A SOLDIER from St Helens has travelled to South Africa to be honoured for his regiment’s involvement with the famous battle of Rorke’s Drift.
Sgt Wesley McDonnell, 27, was one of 22 soldiers from the infantry unit’s three battalions to take part in the trip to the historic city.
The Duke of Lancaster’s Regiment received the Freedom of the township of Ladysmith in recognition of their parent regiment’s service in the Boer War and the defence of Rorke’s Drift.
The battle of Rorke’s Drift became the most famous incident in the Anglo-Zulu war.
A small battalion of 150 British troops successfully defending the garrison from an intense attack by 4,000 Zulu warriors.
Eleven soldiers were awarded Victoria Crosses and the battle was immortalised in the 1964 Michael Caine film, Zulu.
Sgt McDonnell has served in Cyprus, Germany, the Falkland Islands, Canada, twice in Iraq and is now in training for a potential deployment to Afghanistan.
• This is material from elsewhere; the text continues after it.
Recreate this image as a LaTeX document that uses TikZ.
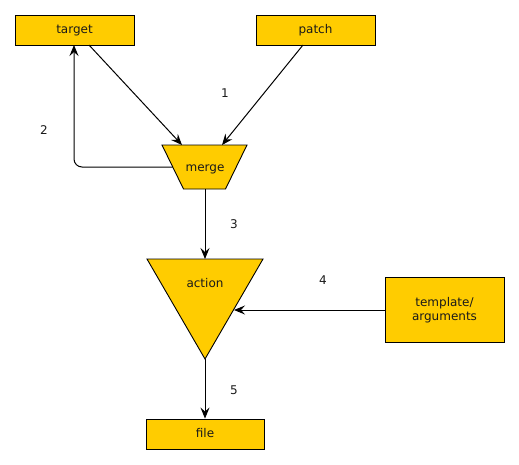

He volunteered for the South Africa trip because he loves to travel and wanted to learn more about the Anglo–Boer War of 1899-1902, which involved all the parent regiments of the Duke of Lancaster’s.
He said: “The situation those soldiers found themselves in – outnumbered, limited logistics and isolated – raised important lessons which I can take with me to Afghanistan if we go there.
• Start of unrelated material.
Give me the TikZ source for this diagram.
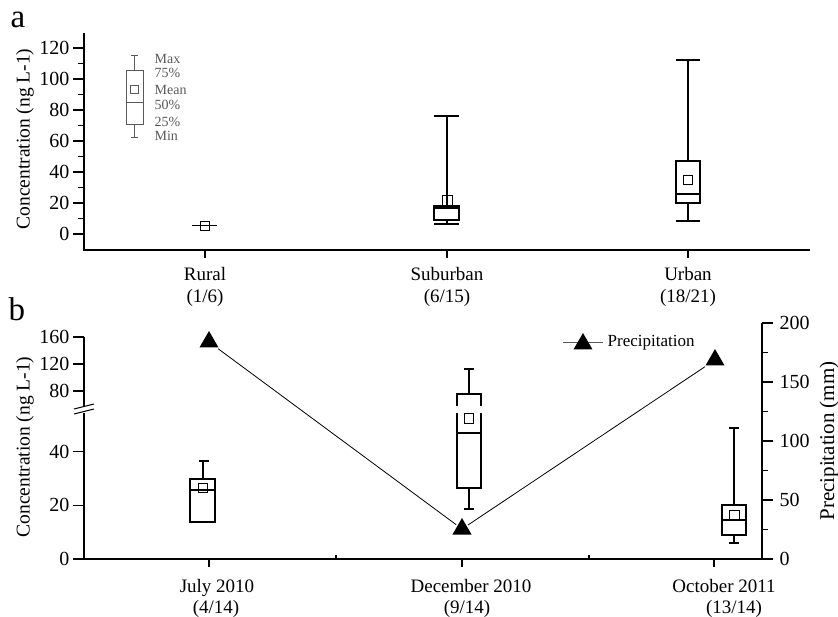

“My Platoon has been focusing on Counter IED training, basic patrol skills and marksmanship. I am impressed with the equipment and training we have received.”
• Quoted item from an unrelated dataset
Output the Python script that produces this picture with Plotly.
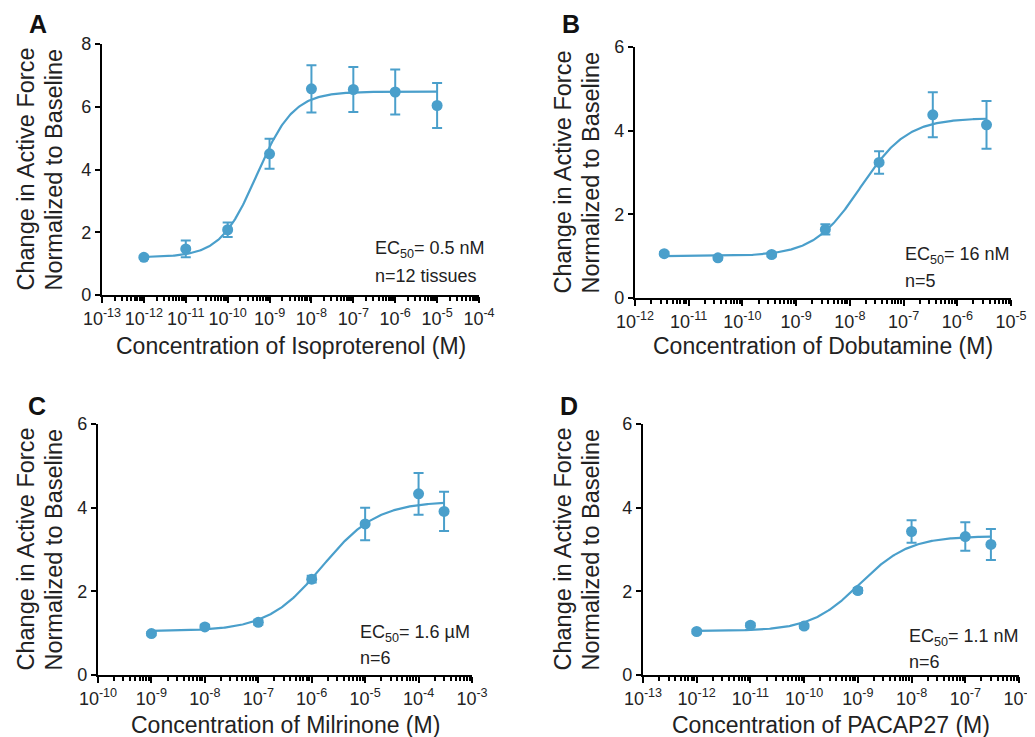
import numpy as np
import plotly.graph_objects as go

# The page body has an 8 px default margin, so the figure is drawn 8 px smaller
# and all reference pixel positions are shifted by that offset.
PAGE_W, PAGE_H = 1035, 737
OFF = 8
W, H = PAGE_W - OFF, PAGE_H - OFF
BLUE = "#4a9fcb"
FONT = "Liberation Sans, Arial, sans-serif"

# ---------------- data ----------------
# Panel A: Isoproterenol
iso_conc = [1e-12, 1e-11, 1e-10, 1e-9, 1e-8, 1e-7, 1e-6, 1e-5]
iso_mean = [1.20, 1.47, 2.08, 4.50, 6.57, 6.55, 6.47, 6.04]
iso_sem = [0.05, 0.27, 0.23, 0.48, 0.75, 0.72, 0.72, 0.72]
iso_fit = dict(bottom=1.2, top=6.48, logec50=-9.3, hill=1.0)

# Panel B: Dobutamine
dob_conc = [3.5e-12, 3.5e-11, 3.5e-10, 3.5e-9, 3.5e-8, 3.5e-7, 3.5e-6]
dob_mean = [1.06, 0.96, 1.04, 1.64, 3.24, 4.38, 4.14]
dob_sem = [0.04, 0.04, 0.05, 0.12, 0.27, 0.54, 0.57]
dob_fit = dict(bottom=1.0, top=4.3, logec50=-7.8, hill=1.0)

# Panel C: Milrinone
mil_conc = [1e-9, 1e-8, 1e-7, 1e-6, 1e-5, 1e-4, 3e-4]
mil_mean = [0.99, 1.15, 1.26, 2.29, 3.61, 4.33, 3.91]
mil_sem = [0.04, 0.05, 0.06, 0.08, 0.39, 0.50, 0.47]
mil_fit = dict(bottom=1.05, top=4.15, logec50=-5.8, hill=0.85)

# Panel D: PACAP27
pac_conc = [1e-12, 1e-11, 1e-10, 1e-9, 1e-8, 1e-7, 3e-7]
pac_mean = [1.04, 1.19, 1.17, 2.02, 3.43, 3.31, 3.12]
pac_sem = [0.04, 0.05, 0.05, 0.06, 0.27, 0.34, 0.37]
pac_fit = dict(bottom=1.05, top=3.32, logec50=-8.96, hill=0.95)

panel_letters = ["A", "B", "C", "D"]
x_titles = ["Concentration of Isoproterenol (M)", "Concentration of Dobutamine (M)",
            "Concentration of Milrinone (M)", "Concentration of PACAP27 (M)"]
ec50_labels = ["EC<sub>50</sub>= 0.5 nM", "EC<sub>50</sub>= 16 nM",
               "EC<sub>50</sub>= 1.6 \u00b5M", "EC<sub>50</sub>= 1.1 nM"]
n_labels = ["n=12 tissues", "n=5", "n=6", "n=6"]
x_decades = [(-13, -4), (-12, -5), (-10, -3), (-13, -6)]
y_max = [8, 6, 6, 6]
y_title_lines = ["Change in Active Force", "Normalized to Baseline"]

# ---------------- layout geometry (reference page pixels) ----------------
# plot area: (left, right, top, bottom)
boxes = [(102, 479, 44, 295), (635, 1011, 47, 298),
         (98, 472, 424, 675), (643, 1019, 424, 675)]
ytitle_x = [(25, 53), (562, 590), (25, 53), (562, 590)]
xtitle_y = [346, 346, 725, 725]
letter_pos = [(38, 24), (571, 24), (37, 406), (569, 406)]
ann_pos = [(373, 249, 276), (903, 256, 281), (358, 633, 658), (907, 637, 662)]

datasets = [(iso_conc, iso_mean, iso_sem, iso_fit),
            (dob_conc, dob_mean, dob_sem, dob_fit),
            (mil_conc, mil_mean, mil_sem, mil_fit),
            (pac_conc, pac_mean, pac_sem, pac_fit)]


def px_x(p):
    return (p - OFF) / W


def px_y(p):
    return 1 - (p - OFF) / H


def four_pl(x, bottom, top, logec50, hill):
    return bottom + (top - bottom) / (1 + 10 ** ((logec50 - np.log10(x)) * hill))


fig = go.Figure()
annotations = []
TXT = "#222"

for i, (conc, mean, sem, fit) in enumerate(datasets):
    xa = "x" if i == 0 else f"x{i+1}"
    ya = "y" if i == 0 else f"y{i+1}"
    xcurve = np.logspace(np.log10(conc[0]), np.log10(conc[-1]), 300)
    ycurve = four_pl(xcurve, **fit)
    fig.add_trace(go.Scatter(x=xcurve, y=ycurve, mode="lines",
                             line=dict(color=BLUE, width=2.2),
                             xaxis=xa, yaxis=ya, showlegend=False,
                             hoverinfo="skip", cliponaxis=False))
    fig.add_trace(go.Scatter(x=conc, y=mean, mode="markers",
                             marker=dict(color=BLUE, size=11),
                             error_y=dict(type="data", array=sem, color=BLUE,
                                          thickness=2, width=5),
                             xaxis=xa, yaxis=ya, showlegend=False,
                             cliponaxis=False))

    l, r, t, b = boxes[i]
    d0, d1 = x_decades[i]
    decs = list(range(d0, d1 + 1))
    minor_vals = [m * 10.0 ** k for k in range(d0, d1) for m in range(2, 10)]
    xkey = "xaxis" if i == 0 else f"xaxis{i+1}"
    ykey = "yaxis" if i == 0 else f"yaxis{i+1}"
    fig.update_layout(**{
        xkey: dict(type="log", domain=[px_x(l), px_x(r)], range=[d0, d1],
                   anchor=ya, showgrid=False, zeroline=False, automargin=False,
                   showline=True, linecolor="black", linewidth=2.2,
                   ticks="outside", ticklen=6, tickwidth=2, tickcolor="black",
                   tickvals=[10.0 ** k for k in decs],
                   ticktext=[f"10<sup>{k}</sup>" for k in decs],
                   tickfont=dict(family=FONT, size=18, color=TXT),
                   minor=dict(tickvals=minor_vals, ticks="outside", ticklen=4,
                              tickwidth=1.5, tickcolor="black", showgrid=False),
                   fixedrange=True),
        ykey: dict(domain=[px_y(b), px_y(t)], range=[0, y_max[i]], anchor=xa,
                   dtick=2, showgrid=False, zeroline=False, automargin=False,
                   showline=True, linecolor="black", linewidth=2.2,
                   ticks="outside", ticklen=5, tickwidth=2, tickcolor="black",
                   tickfont=dict(family=FONT, size=18, color=TXT),
                   fixedrange=True),
    })

    for line_txt, lx_ in zip(y_title_lines, ytitle_x[i]):
        annotations.append(dict(text=line_txt, x=px_x(lx_), y=px_y((t + b) / 2),
                                xref="paper", yref="paper", showarrow=False, textangle=-90,
                                xanchor="center", yanchor="middle",
                                font=dict(family=FONT, size=23.5, color=TXT)))
    annotations.append(dict(text=x_titles[i], x=px_x((l + r) / 2), y=px_y(xtitle_y[i]),
                            xref="paper", yref="paper", showarrow=False,
                            xanchor="center", yanchor="middle",
                            font=dict(family=FONT, size=23, color=TXT)))
    lx, ly = letter_pos[i]
    annotations.append(dict(text=f"<b>{panel_letters[i]}</b>", x=px_x(lx), y=px_y(ly),
                            xref="paper", yref="paper", showarrow=False,
                            xanchor="center", yanchor="middle",
                            font=dict(family=FONT, size=25, color="#111")))
    ax, ey, ny = ann_pos[i]
    annotations.append(dict(text=ec50_labels[i], x=px_x(ax), y=px_y(ey),
                            xref="paper", yref="paper", showarrow=False,
                            xanchor="left", yanchor="middle",
                            font=dict(family=FONT, size=18, color=TXT)))
    annotations.append(dict(text=n_labels[i], x=px_x(ax), y=px_y(ny),
                            xref="paper", yref="paper", showarrow=False,
                            xanchor="left", yanchor="middle",
                            font=dict(family=FONT, size=18, color=TXT)))

fig.update_layout(width=W, height=H, margin=dict(l=0, r=0, t=0, b=0),
                  plot_bgcolor="white", paper_bgcolor="white",
                  annotations=annotations, showlegend=False)

fig.write_html("out.html")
The Freedom of Ladysmith was awarded in recognition of the sacrifice made by members of the Duke of Lancaster’s parent regiments during the defence and eventual relief of the town.
While there, the soldiers took part in the Freedom ceremony, parading with other military units from South Africa before the city’s Mayor M V Madlala and the Colonel of the Duke of Lancaster’s Regiment, Brigadier Mike Griffiths.
The trip also saw the party take in an extensive battlefield tour, walking many historic sites including the Spion Kop where the British lost 1,500 soldiers.
They also visited Rorke’s Drift itself, went adventure training, abseiling and white water rafting, and helped with a community project by painting a school building.